All of these things, and many more similar ones, were occurring in the latter part of the third century.

In the year of our Lord 248 Cyprian was ordained a presbyter in the church at Carthage. Ten years later he laid down his life for Jesus. It is said of him that he “displayed a benevolent and pious mind and evinced much of the character of the Christian pastor in the affectionate solicitude with which he watched over his flock.” In epistle eleven he says: “It must be owned and confessed that the outrageous and heavy calamity which hath almost devoured our flock, and continues to devour it to this day, hath happened to us because of our sins, since we keep not the way of the Lord, nor observe his heavenly commands, which were designed to lead us to salvation. Christ our Lord fulfilled the will of the Father, but we neglect the will of Christ. Our principal study is to get money and estates; we follow after pride, we are at leisure for nothing but emulation and quarreling, and have neglected the simplicity of faith. We have renounced [pg 376] this world in words only, and not in deed. Every one studies to please himself and to displease others.”
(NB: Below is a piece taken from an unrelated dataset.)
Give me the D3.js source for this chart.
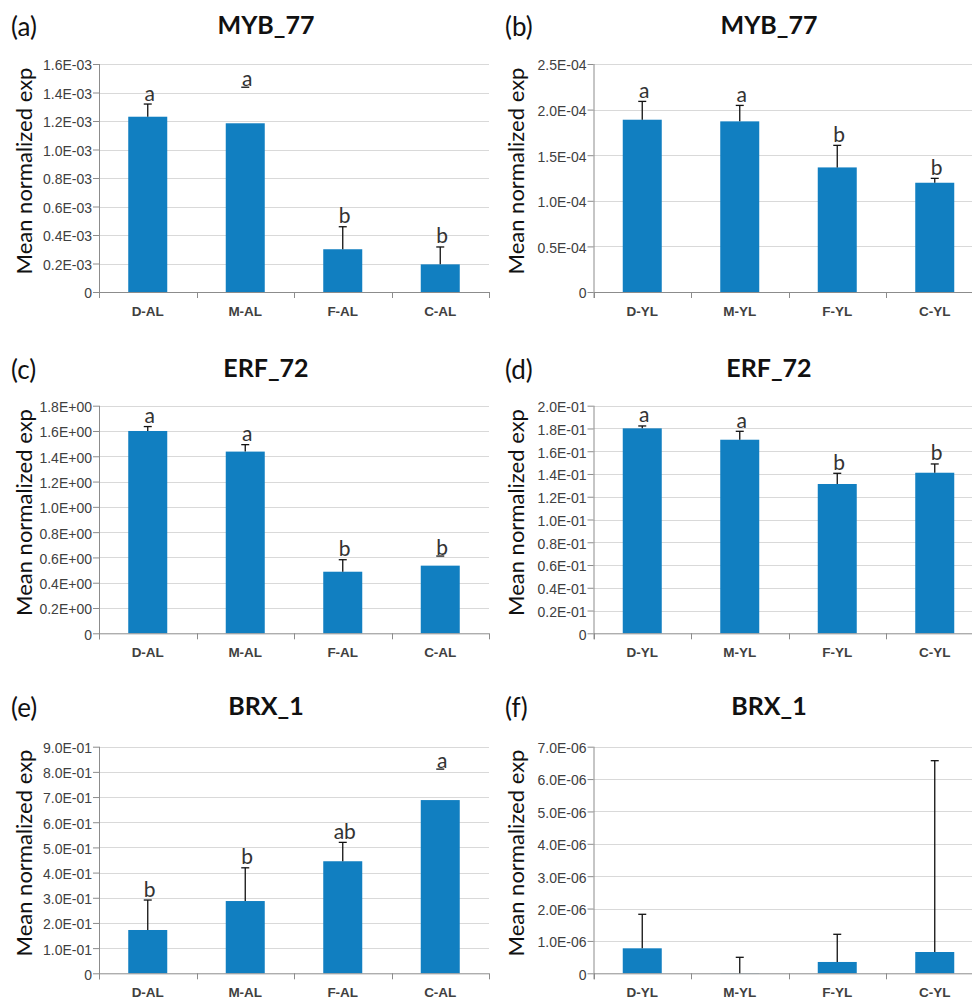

This account of professed Christianity at this time by Cyprian is confirmed by the testimony of Eusebius, who was nearly contemporary with him. “Through too much liberty they grew negligent and slothful, envying and reproaching one another, waging, as it were, civil wars among themselves, bishops quarreling with bishops, and the people divided into parties. Hypocrisy and deceit were grown to the highest pitch of wickedness. They were become so insensible as not so much as to think of appeasing the divine anger; but like atheists they thought the world destitute of any providential government and care, and thus added one crime to another. The bishops themselves had thrown off all concern about religion, were perpetually contending with one another, and did nothing but quarrel with and threaten and envy and hate one another: they were full of ambition and tyrannically used their power.”—Eusebius' History, Book VIII, Chap. I, as quoted in Jones' Church History.

Ruter's Church History. (Third Century.)

“With the opinions, the Christian teachers had adopted the habits and manners of the philosophic school. They assumed the dress of the pompous sophist, and delivered the plain doctrines of the gospel with strained and studied eloquence.”